_GIVEN INSTRUCTION_: Copy out each line in the material below that has the word "this".

Collection entries:
* BEGIN *
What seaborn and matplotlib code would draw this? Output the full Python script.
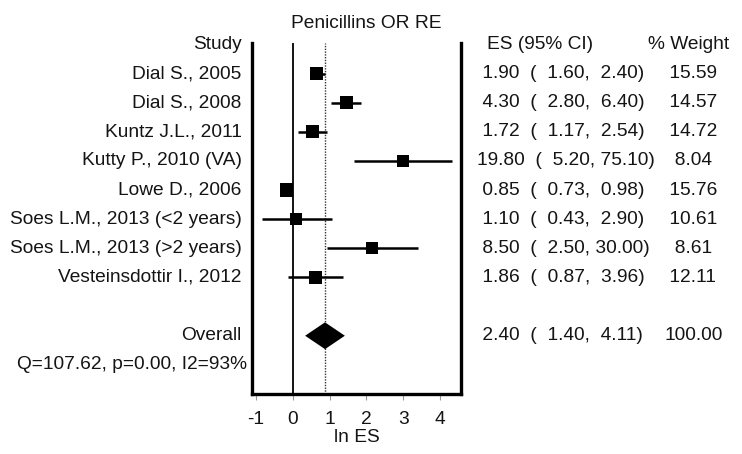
import numpy as np
import pandas as pd
import seaborn as sns
import matplotlib
matplotlib.use("Agg")
import matplotlib.pyplot as plt
from matplotlib import transforms

# Study-level results (odds ratios, 95% CI, random-effects weights)
studies = [
    "Dial S., 2005",
    "Dial S., 2008",
    "Kuntz J.L., 2011",
    "Kutty P., 2010 (VA)",
    "Lowe D., 2006",
    "Soes L.M., 2013 (<2 years)",
    "Soes L.M., 2013 (>2 years)",
    "Vesteinsdottir I., 2012",
]
es = [1.90, 4.30, 1.72, 19.80, 0.85, 1.10, 8.50, 1.86]
ci_low = [1.60, 2.80, 1.17, 5.20, 0.73, 0.43, 2.50, 0.87]
ci_high = [2.40, 6.40, 2.54, 75.10, 0.98, 2.90, 30.00, 3.96]
weights = [15.59, 14.57, 14.72, 8.04, 15.76, 10.61, 8.61, 12.11]

# Pooled estimate
overall_es = 2.40
overall_low = 1.40
overall_high = 4.11
overall_weight = 100.00
heterogeneity = "Q=107.62, p=0.00, I2=93%"

x_ticks = [-1, 0, 1, 2, 3, 4]

sns.set_theme(style="white")
plt.rcParams["font.family"] = ["Liberation Sans", "DejaVu Sans"]
FS = 13.8
INK = "#141414"

W, H = 742, 454
fig = plt.figure(figsize=(W / 100, H / 100), dpi=100)
ax = fig.add_axes([252.3 / W, 1 - 394 / H, (460.7 - 252.3) / W, (394 - 43) / H])

df = pd.DataFrame({
    "study": studies,
    "row": np.arange(1, len(studies) + 1),
    "ln_es": np.log(es),
    "ln_lo": np.log(ci_low),
    "ln_hi": np.log(ci_high),
    "weight": weights,
})
overall_row = len(studies) + 2
het_row = overall_row + 1

# reference lines: null effect and pooled effect
ax.axvline(0, color="black", lw=1.3, zorder=1)
ax.axvline(np.log(overall_es), color="#333333", lw=1.0, ls=(0, (1, 1)), zorder=1)

# confidence intervals and study boxes
ax.hlines(df["row"], df["ln_lo"], df["ln_hi"], color="black", lw=1.8, zorder=2)
sns.scatterplot(data=df, x="ln_es", y="row", size="weight", sizes=(72, 92),
                marker="s", color="black", edgecolor="black", linewidth=0,
                legend=False, ax=ax, zorder=3)

# pooled diamond
d_lo, d_es, d_hi = np.log(overall_low), np.log(overall_es), np.log(overall_high)
half_h = 0.46
ax.fill([d_lo, d_es, d_hi, d_es],
        [overall_row, overall_row - half_h, overall_row, overall_row + half_h],
        color="black", lw=0, zorder=3)

ax.set_xlim(-1.095, 4.553)
ax.set_ylim(12, -0.05)
ax.set_yticks([])
ax.set_xticks(x_ticks)
ax.set_xticklabels([str(t) for t in x_ticks])
ax.tick_params(axis="x", which="major", bottom=True, length=4, width=0.8,
               color="#9a9a9a", direction="out", labelsize=FS, pad=8.3,
               labelcolor=INK)
ax.set_xlabel("ln ES", fontsize=FS, color=INK, labelpad=1)
ax.set_ylabel("")
ax.spines["top"].set_visible(False)
for side in ("left", "right", "bottom"):
    ax.spines[side].set_visible(True)
    ax.spines[side].set_color("black")
    ax.spines[side].set_linewidth(2.4)

# text columns beside the plot
trans = transforms.blended_transform_factory(fig.transFigure, ax.transData)
label_x = 241.7 / W
ax.text(label_x, 0, "Study", ha="right", va="center", fontsize=FS,
        color=INK, transform=trans, clip_on=False)
for _, r in df.iterrows():
    ax.text(label_x, r["row"], r["study"], ha="right", va="center",
            fontsize=FS, color=INK, transform=trans, clip_on=False)
ax.text(label_x, overall_row, "Overall", ha="right", va="center",
        fontsize=FS, color=INK, transform=trans, clip_on=False)
ax.text(247.3 / W, het_row, heterogeneity, ha="right", va="center",
        fontsize=FS, color=INK, transform=trans, clip_on=False)

es_x = 476.7 / W
wt_x = 664.0 / W
ax.text(486.7 / W, 0, "ES (95% CI)", ha="left", va="center", fontsize=FS,
        color=INK, transform=trans, clip_on=False)
ax.text(648.0 / W, 0, "% Weight", ha="left", va="center", fontsize=FS,
        color=INK, transform=trans, clip_on=False)
for row, e, lo, hi, w in zip(df["row"], es, ci_low, ci_high, weights):
    ax.text(es_x, row, f"{e:5.2f}  ( {lo:5.2f}, {hi:5.2f})", ha="left",
            va="center", fontsize=FS, color=INK, transform=trans, clip_on=False)
    ax.text(wt_x, row, f"{w:6.2f}", ha="left", va="center", fontsize=FS,
            color=INK, transform=trans, clip_on=False)
ax.text(es_x, overall_row,
        f"{overall_es:5.2f}  ( {overall_low:5.2f}, {overall_high:5.2f})",
        ha="left", va="center", fontsize=FS, color=INK, transform=trans,
        clip_on=False)
ax.text(wt_x, overall_row, f"{overall_weight:6.2f}", ha="left", va="center",
        fontsize=FS, color=INK, transform=trans, clip_on=False)

fig.text(366.7 / W, 1 - 23.3 / H, "Penicillins OR RE", ha="center",
         va="center", fontsize=FS, color=INK)

fig.savefig("out.png", dpi=100, facecolor="white")
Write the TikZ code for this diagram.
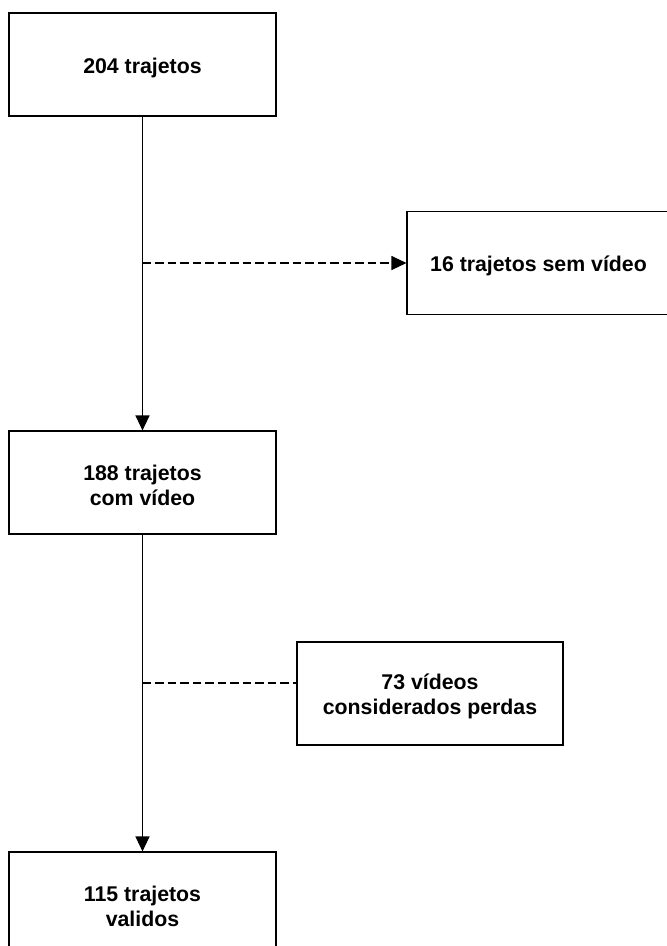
\documentclass[tikz,border=0pt]{standalone}
\usepackage{fontspec}
\setmainfont{Liberation Sans}
\usetikzlibrary{arrows.meta}
\begin{document}
\begin{tikzpicture}[x=1pt,y=-1pt,
  box/.style={draw=black,line width=1.1pt,inner sep=0pt,minimum height=103pt},
  label text/.style={inner sep=0pt,align=center,yshift=-3pt,
    font=\fontsize{21.3}{25.5}\selectfont\bfseries},
  flow/.style={draw=black,line width=1.1pt},
  tip/.style={-{Triangle[length=15pt,width=14pt]}},
  side/.style={flow,dash pattern=on 8.5pt off 4pt}]
  \clip (0,0) rectangle (667,946);
  \fill[white] (0,0) rectangle (667,946);
  % main column
  \node[box,minimum width=267pt] (b1) at (142.5,64.5) {};
  \node[box,minimum width=267pt] (b3) at (142.5,482.5) {};
  \node[box,minimum width=267pt] (b5) at (142.5,903.5) {};
  % side boxes
  \node[box,minimum width=263pt] (b2) at (538.5,263) {};
  \node[box,minimum width=266pt] (b4) at (430,693.5) {};
  % box texts
  \node[label text] (t1) at (b1.center) {204 trajetos};
  \node[label text] (t3) at (b3.center) {188 trajetos\\com vídeo};
  \node[label text] (t5) at (b5.center) {115 trajetos\\validos};
  \node[label text] (t2) at (b2.center) {16 trajetos sem vídeo};
  \node[label text] (t4) at (b4.center) {73 vídeos\\considerados perdas};
  % connectors
  \draw[flow,tip] (b1.south) -- (b3.north);
  \draw[flow,tip] (b3.south) -- (b5.north);
  \coordinate (j1) at (142.5,263);
  \coordinate (j2) at (142.5,683);
  \draw[side,tip] (j1) -- (b2.west);
  \draw[side] (j2) -- (j2 -| b4.west);
\end{tikzpicture}
\end{document}
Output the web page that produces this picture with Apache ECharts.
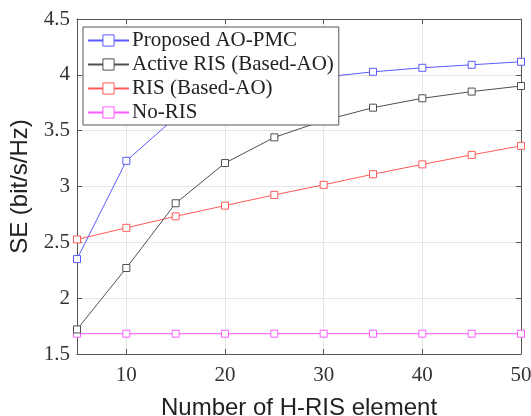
<!DOCTYPE html>
<html><head><meta charset="utf-8">
<script src="https://cdn.jsdelivr.net/npm/echarts@6/dist/echarts.min.js"></script>
<style>html,body{margin:0;padding:0;background:#fff}#c{width:531px;height:416px}</style>
</head><body><div id="c"></div>
<script>
const xValues = [5, 10, 15, 20, 25, 30, 35, 40, 45, 50];
const xTicks = [10, 20, 30, 40, 50];
const seriesNames = ['Proposed AO-PMC', 'Active RIS (Based-AO)', 'RIS (Based-AO)', 'No-RIS'];
const proposed = [2.35, 3.23, 3.62, 3.78, 3.90, 3.98, 4.027, 4.063, 4.09, 4.117];
const activeRIS = [1.72, 2.27, 2.85, 3.21, 3.44, 3.59, 3.706, 3.79, 3.85, 3.90];
const ris = [2.526, 2.63, 2.733, 2.829, 2.925, 3.015, 3.11, 3.198, 3.283, 3.364];
const noRIS = [1.682, 1.682, 1.682, 1.682, 1.682, 1.682, 1.682, 1.682, 1.682, 1.682];
const colors = ['#5a5aff', '#505050', '#ff5a5a', '#ff5aff'];
const allData = [proposed, activeRIS, ris, noRIS];

const chart = echarts.init(document.getElementById('c'), null, {renderer: 'canvas'});
const serif = 'Liberation Serif';
const mk = (i) => ({
  name: seriesNames[i], type: 'line',
  data: xValues.map((x, k) => [x, allData[i][k]]),
  symbol: 'rect', symbolSize: 7, showSymbol: true,
  itemStyle: {color: '#fff', borderColor: colors[i], borderWidth: 1},
  lineStyle: {color: colors[i], width: 1},
  emphasis: {disabled: true}, animation: false, z: 3 + (3 - i)
});
chart.setOption({
  animation: false,
  grid: {left: 77, right: 10, top: 19, bottom: 62, containLabel: false, outerBoundsMode: 'none'},
  legend: {
    orient: 'vertical', left: 83, top: 27, width: 255, z: 20,
    padding: [3, 5, 2, 4], itemGap: 3, itemWidth: 41, itemHeight: 14,
    backgroundColor: '#fff', borderColor: '#555', borderWidth: 1,
    textStyle: {fontFamily: serif, fontSize: 21, color: '#222', padding: [0, 0, 0, -2]},
    data: seriesNames.map((n, i) => ({name: n, itemStyle: {color: '#fff', borderColor: colors[i], borderWidth: 1}}))
  },
  xAxis: [{
    type: 'value', min: 5, max: 50,
    name: 'Number of H-RIS element', nameLocation: 'middle', nameGap: 42,
    nameTextStyle: {fontFamily: 'Liberation Sans', fontSize: 24, color: '#222'},
    axisLine: {show: true, lineStyle: {color: '#555'}},
    axisTick: {show: true, inside: true, length: 5, customValues: xTicks, lineStyle: {color: '#555'}},
    axisLabel: {customValues: xTicks, fontFamily: serif, fontSize: 21, color: '#333', margin: 11},
    splitLine: {show: true, lineStyle: {color: '#e6e6e6'}}
  }, {
    type: 'value', min: 5, max: 50, position: 'top',
    axisLine: {show: true, lineStyle: {color: '#555'}},
    axisTick: {show: true, inside: true, length: 5, customValues: xTicks, lineStyle: {color: '#555'}},
    axisLabel: {show: false}, splitLine: {show: false}
  }],
  yAxis: [{
    type: 'value', min: 1.5, max: 4.5, interval: 0.5,
    name: 'SE (bit/s/Hz)', nameLocation: 'middle', nameGap: 44,
    nameTextStyle: {fontFamily: 'Liberation Sans', fontSize: 24, color: '#222'},
    axisLine: {show: true, lineStyle: {color: '#555'}},
    axisTick: {show: true, inside: true, length: 5, lineStyle: {color: '#555'}},
    axisLabel: {fontFamily: serif, fontSize: 21, color: '#333', margin: 7},
    splitLine: {show: true, lineStyle: {color: '#e6e6e6'}}
  }, {
    type: 'value', min: 1.5, max: 4.5, interval: 0.5, position: 'right',
    axisLine: {show: true, lineStyle: {color: '#555'}},
    axisTick: {show: true, inside: true, length: 5, lineStyle: {color: '#555'}},
    axisLabel: {show: false}, splitLine: {show: false}
  }],
  series: [mk(0), mk(1), mk(2), mk(3)]
});
</script></body></html>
* END *
_EXERCISE OUTPUT_:
What seaborn and matplotlib code would draw this? Output the full Python script.
Write the TikZ code for this diagram.
Output the web page that produces this picture with Apache ECharts.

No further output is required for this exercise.